My father precisely in June 1955 was dismissed from the Acamedy’s Institute accused of supporting Perón (just he, a natural democrat, lover of the republican system). Besides, due to intense gastric pains, he underwent surgery that, after pathological studies carried out by Dr. Alberto Patalano of the same institute, confirmed cancer. A few months followed plenty of nasty remembrances heavily upsetting the family life, such as his mother’s death, Clementina Donda, after a painful and extended disease. In 1956, unenthusiastically and depressed, he resumed his private medical practice to make up for an income while getting in touch with Prof. Nicholas Rashevsky, a Russian-born physicist settled down in the USA as chairman of the Committee on Mathematical Biology of the University of Chicago. They had maintained correspondence for several years.

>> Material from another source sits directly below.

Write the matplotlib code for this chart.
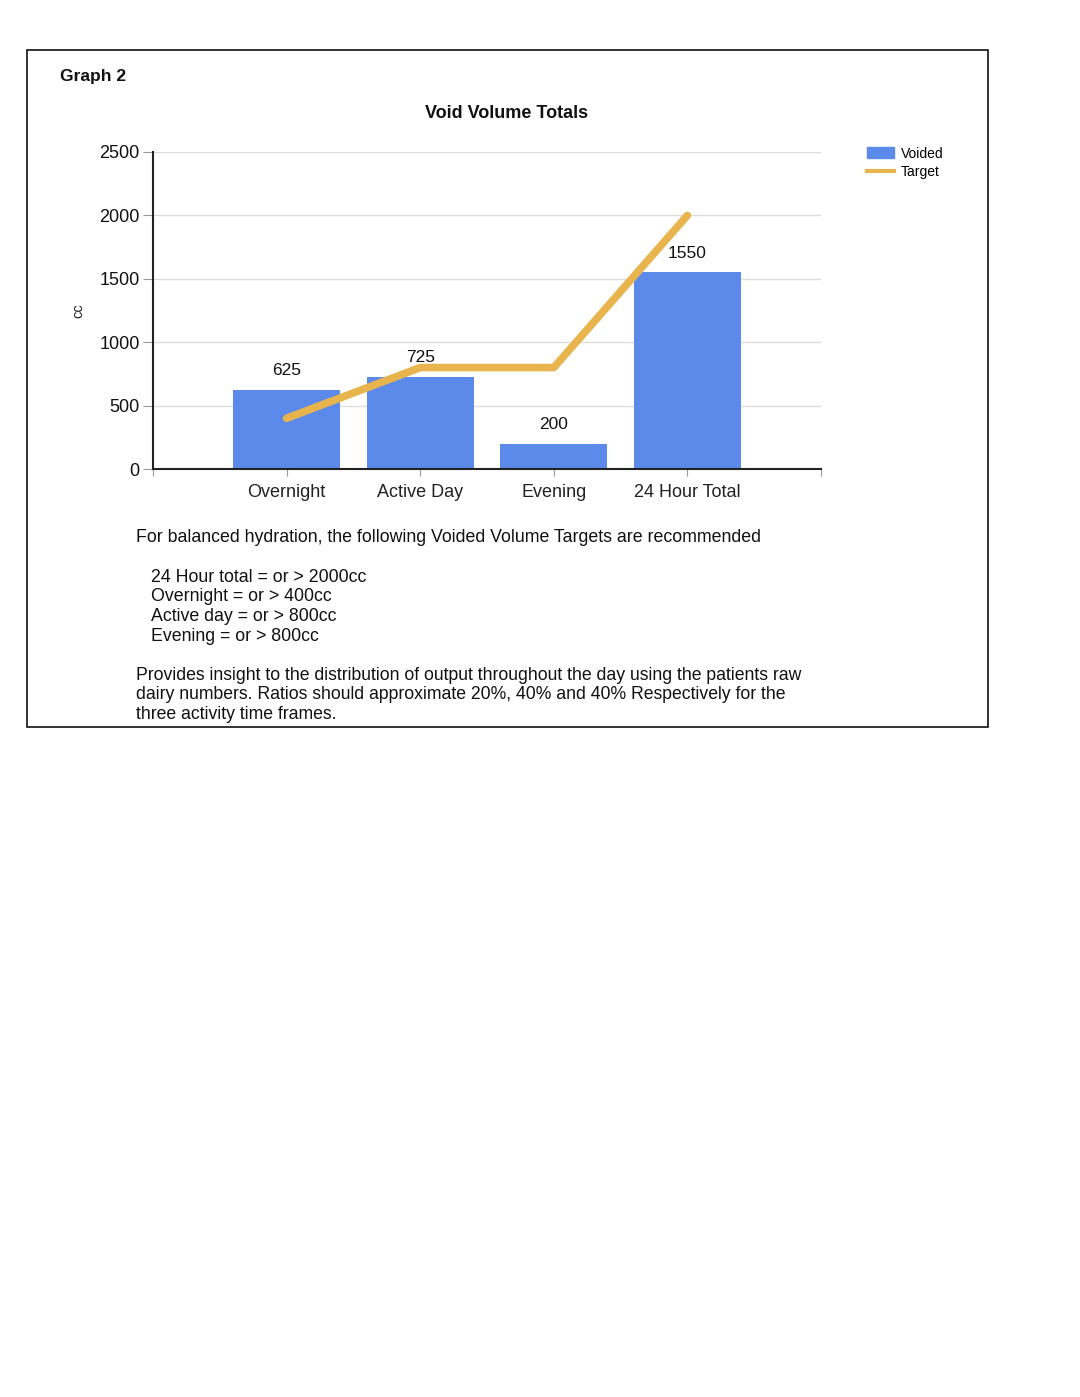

After knowing the situation, Rashevsky immediately got a position for him, and he departed early in January 1957. Those were the best years of his life, quiet and highly productive.
Shall we have to fall into the unfulfilled dream proclaimed by Pedro Calderón de la Barca (1600–1681): ¿Qué es la vida? Una ilusión, una sombra, una ficción,
y el mayor bien es pequeño, que toda la vida es sueño y los sueños, sueños son (or in English: What is this life? A frenzy, an illusion, a shadow, a delirium, a fiction). The greatest good is but little, and this life is but a dream, and dreams are only dreams. If so, what is to be expected? “Lasciate ogni speranza voi ch’entrate,” read Dante, when facing the doors of Hell. I confess, with my 86 turns around the King Sun, that such a dark prediction is not acceptable.


  1. “Bernardo Alberto Houssay,” 2017. [Online]. Available: Alberto_Houssay
  2. M. Valentinuzzi, “Máximo Valentinuzzi (1907–1985): Perhaps the first Latin American biophysicist, biomathematician, and bioengineer,” IEEE Pulse, vol. 5, no. 3, pp. 66–74, May–Jun. 2014.
  3. M. E. de Miguel, Las Batallas Secretas de Belgrano. Buenos Aires, Argentina: Espasa Calpe, 1995.
  4. M. E. Valentinuzzi, Perón: Arquitecto de la Desgracia Argentina, unpublished.